Question

How do you solve \[3{\cos ^2}x + 5\sin x - 1 = 0\] ?

Answer 1

Hint: The given question has two trigonometric functions involved. We will first convert them into one trigonometric function. We will turn the equation in sin form. That will then be a quadratic equation. After that we will solve it using the factorization method. After that we will find the value of x using the value of sin x.
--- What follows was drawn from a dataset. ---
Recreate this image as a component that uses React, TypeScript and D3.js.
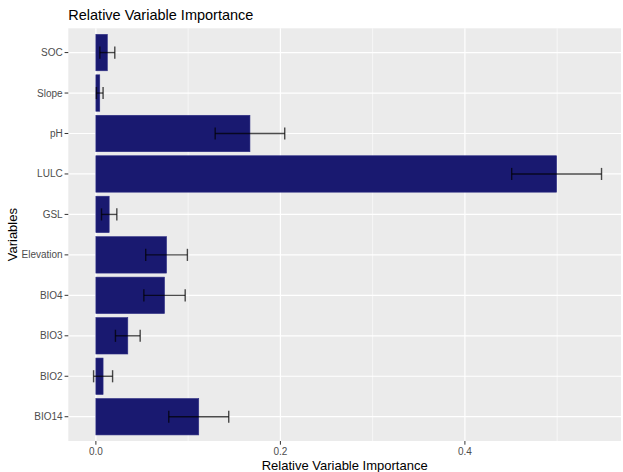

Complete step by step answer:
Given the equation is, \[3{\cos ^2}x + 5\sin x - 1 = 0\]
Now we know that, \[{\cos ^2}x = 1 - {\sin ^2}x\]
So replacing it we get,
\[3\left( {1 - {{\sin }^2}x} \right) + 5\sin x - 1 = 0\]
On multiplying the brackets,
\[3 - 3{\sin ^2}x + 5\sin x - 1 = 0\]
This can be simplified as,
\[ - 3{\sin ^2}x + 5\sin x + 2 = 0\]
Multiplying both sides by the minus sign,
\[3{\sin ^2}x - 5\sin x - 2 = 0\]
\[3{\left( {\sin x} \right)^2} - 5\sin x - 2 = 0\]
Replacing sin by u,
\[3{u^2} - 5u - 2 = 0\]
This is a quadratic equation of the form \[a{x^2} + bx + c = 0\]
This equation is solved by using the factorisation method,
\[3{u^2} - 6u + u - 2 = 0\]
Taking 3u common from first two terms and 1 common from last two terms,
\[3u\left( {u - 2} \right) + 1\left( {u - 2} \right) = 0\]
\[\left( {u - 2} \right)\left( {3u + 1} \right) = 0\]
Now separately equating the brackets,
\[u - 2 = 0\] or \[3u + 1 = 0\]
Re-substituting the value of u,
\[\sin x = 2\] or \[\sin x = \dfrac{{ - 1}}{3}\]
But as we know \[\sin x = 2\] is not the perfect value as the sine function range is from $-1$ to $1$.
Therefore, the required solution is \[\sin x = \dfrac{{ - 1}}{3}\].

Note:
This is a simple question to solve. All we need to observe is the hidden quadratic equation in trigonometric functions. We used the common factors method to solve the quadratic equation. Note that we can also use the quadratic formula to find the roots. After getting the solutions from the quadratic equation, we have to make sure about the range of trigonometric functions.